§ EXERCISE DETAILS
Retype the data exactly, from its first line to the line containing "ctx.fillRect(0, 0, w, h);", including both, and skip any picture.

§ GIVEN DATA

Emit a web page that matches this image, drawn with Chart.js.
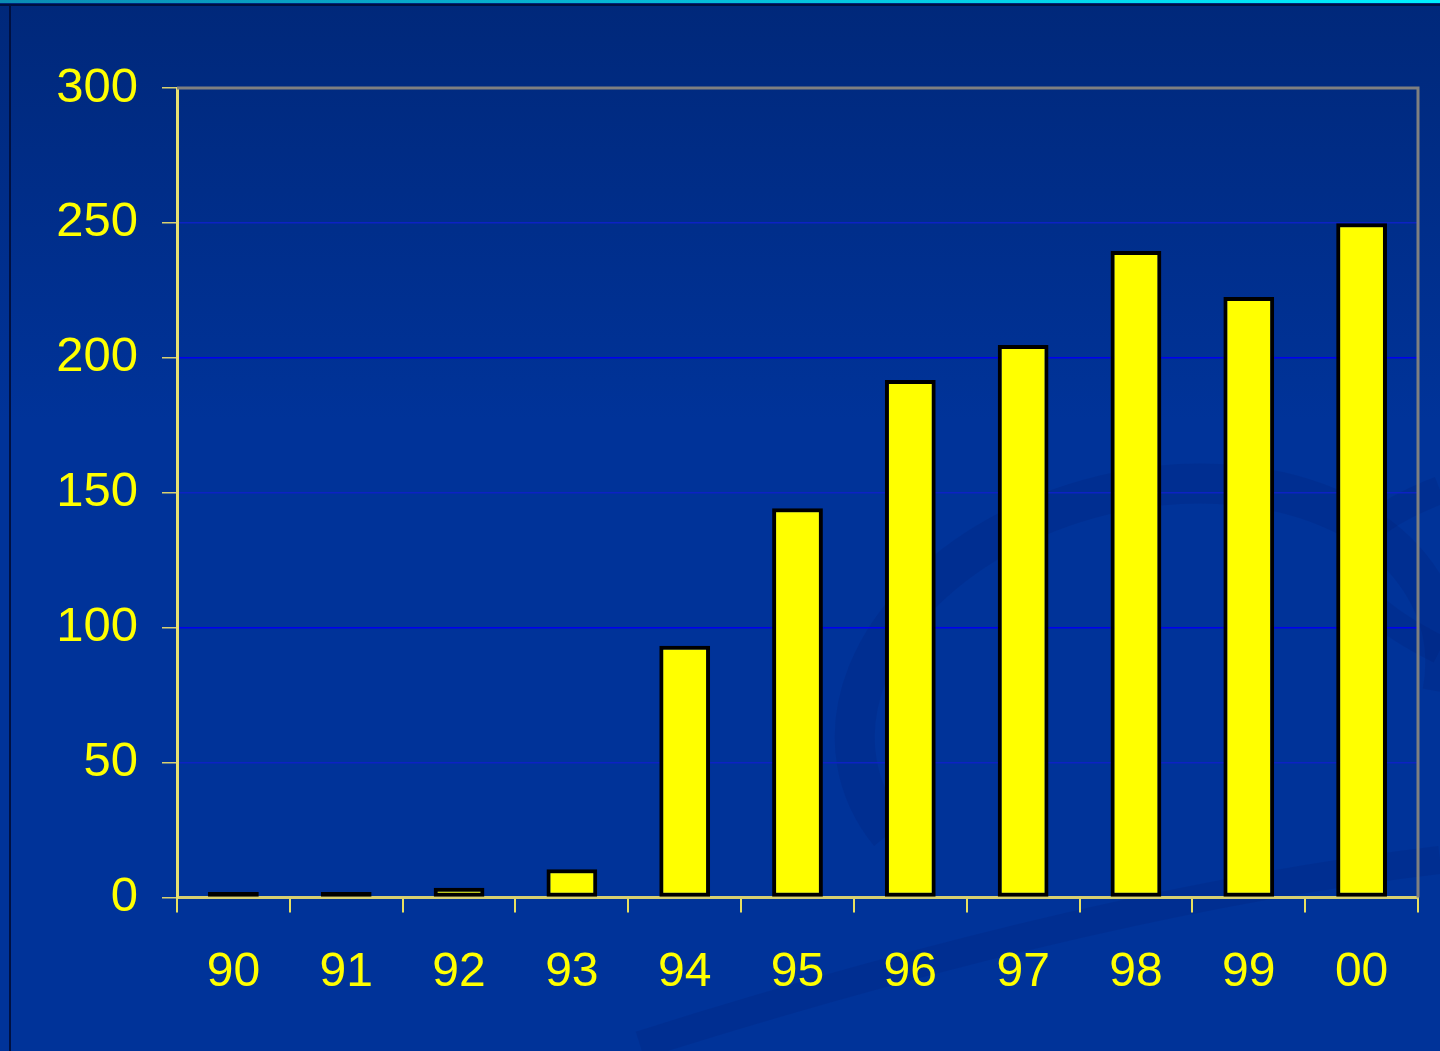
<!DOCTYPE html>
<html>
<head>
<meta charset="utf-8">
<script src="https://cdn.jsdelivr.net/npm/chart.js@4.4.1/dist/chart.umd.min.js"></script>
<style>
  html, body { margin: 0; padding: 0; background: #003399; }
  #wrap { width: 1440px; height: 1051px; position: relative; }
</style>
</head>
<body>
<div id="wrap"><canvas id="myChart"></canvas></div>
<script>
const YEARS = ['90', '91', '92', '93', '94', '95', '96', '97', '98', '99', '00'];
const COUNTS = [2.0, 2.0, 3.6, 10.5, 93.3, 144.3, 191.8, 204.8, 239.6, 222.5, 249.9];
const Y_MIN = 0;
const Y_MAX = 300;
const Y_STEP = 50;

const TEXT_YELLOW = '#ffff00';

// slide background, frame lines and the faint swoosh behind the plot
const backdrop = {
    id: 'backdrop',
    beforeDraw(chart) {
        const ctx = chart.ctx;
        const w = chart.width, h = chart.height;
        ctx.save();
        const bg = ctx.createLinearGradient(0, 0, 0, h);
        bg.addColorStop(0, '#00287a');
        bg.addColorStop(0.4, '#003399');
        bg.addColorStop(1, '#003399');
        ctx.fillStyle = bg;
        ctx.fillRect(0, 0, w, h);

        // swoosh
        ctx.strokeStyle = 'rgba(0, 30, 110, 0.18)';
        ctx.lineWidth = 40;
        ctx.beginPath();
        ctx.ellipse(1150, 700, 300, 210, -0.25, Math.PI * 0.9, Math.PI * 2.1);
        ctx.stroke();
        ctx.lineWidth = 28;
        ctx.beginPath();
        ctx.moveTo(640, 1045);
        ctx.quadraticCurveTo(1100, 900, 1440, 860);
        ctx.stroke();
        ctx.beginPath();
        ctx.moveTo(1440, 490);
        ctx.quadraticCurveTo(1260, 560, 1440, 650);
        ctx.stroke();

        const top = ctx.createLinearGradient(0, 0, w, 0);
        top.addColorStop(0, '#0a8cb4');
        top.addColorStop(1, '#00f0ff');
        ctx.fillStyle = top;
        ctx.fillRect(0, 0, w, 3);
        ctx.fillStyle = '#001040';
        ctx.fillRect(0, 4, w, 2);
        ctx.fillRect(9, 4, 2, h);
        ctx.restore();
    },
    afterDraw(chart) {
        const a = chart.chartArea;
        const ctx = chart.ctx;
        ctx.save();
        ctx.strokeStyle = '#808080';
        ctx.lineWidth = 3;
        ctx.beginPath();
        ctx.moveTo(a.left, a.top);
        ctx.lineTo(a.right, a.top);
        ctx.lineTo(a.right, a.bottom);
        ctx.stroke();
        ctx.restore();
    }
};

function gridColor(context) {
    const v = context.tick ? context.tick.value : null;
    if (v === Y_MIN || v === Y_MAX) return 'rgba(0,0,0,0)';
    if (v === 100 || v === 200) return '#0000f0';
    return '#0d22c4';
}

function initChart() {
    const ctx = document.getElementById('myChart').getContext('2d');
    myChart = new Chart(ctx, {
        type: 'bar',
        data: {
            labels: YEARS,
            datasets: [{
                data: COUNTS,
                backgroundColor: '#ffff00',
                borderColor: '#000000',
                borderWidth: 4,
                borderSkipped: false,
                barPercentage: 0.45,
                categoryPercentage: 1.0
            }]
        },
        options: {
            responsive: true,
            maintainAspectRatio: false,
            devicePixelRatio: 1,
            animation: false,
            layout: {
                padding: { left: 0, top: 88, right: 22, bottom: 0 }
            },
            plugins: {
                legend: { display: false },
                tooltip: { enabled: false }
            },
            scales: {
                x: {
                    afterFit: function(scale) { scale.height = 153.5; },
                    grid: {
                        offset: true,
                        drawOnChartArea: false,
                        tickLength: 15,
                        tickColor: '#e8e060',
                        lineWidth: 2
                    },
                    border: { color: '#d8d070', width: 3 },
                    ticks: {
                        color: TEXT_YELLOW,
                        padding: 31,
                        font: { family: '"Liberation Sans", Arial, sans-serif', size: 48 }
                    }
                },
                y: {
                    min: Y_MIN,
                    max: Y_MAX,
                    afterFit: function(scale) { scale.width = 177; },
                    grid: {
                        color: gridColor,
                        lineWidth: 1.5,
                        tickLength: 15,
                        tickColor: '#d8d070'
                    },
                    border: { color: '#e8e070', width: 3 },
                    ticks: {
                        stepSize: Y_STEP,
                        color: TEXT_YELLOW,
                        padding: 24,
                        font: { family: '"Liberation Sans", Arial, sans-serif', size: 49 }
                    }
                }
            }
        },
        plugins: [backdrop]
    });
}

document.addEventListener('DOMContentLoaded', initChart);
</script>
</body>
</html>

§ FINISHED EXERCISE
Emit a web page that matches this image, drawn with Chart.js.
<!DOCTYPE html>
<html>
<head>
<meta charset="utf-8">
<script src="https://cdn.jsdelivr.net/npm/chart.js@4.4.1/dist/chart.umd.min.js"></script>
<style>
  html, body { margin: 0; padding: 0; background: #003399; }
  #wrap { width: 1440px; height: 1051px; position: relative; }
</style>
</head>
<body>
<div id="wrap"><canvas id="myChart"></canvas></div>
<script>
const YEARS = ['90', '91', '92', '93', '94', '95', '96', '97', '98', '99', '00'];
const COUNTS = [2.0, 2.0, 3.6, 10.5, 93.3, 144.3, 191.8, 204.8, 239.6, 222.5, 249.9];
const Y_MIN = 0;
const Y_MAX = 300;
const Y_STEP = 50;

const TEXT_YELLOW = '#ffff00';

// slide background, frame lines and the faint swoosh behind the plot
const backdrop = {
    id: 'backdrop',
    beforeDraw(chart) {
        const ctx = chart.ctx;
        const w = chart.width, h = chart.height;
        ctx.save();
        const bg = ctx.createLinearGradient(0, 0, 0, h);
        bg.addColorStop(0, '#00287a');
        bg.addColorStop(0.4, '#003399');
        bg.addColorStop(1, '#003399');
        ctx.fillStyle = bg;
        ctx.fillRect(0, 0, w, h);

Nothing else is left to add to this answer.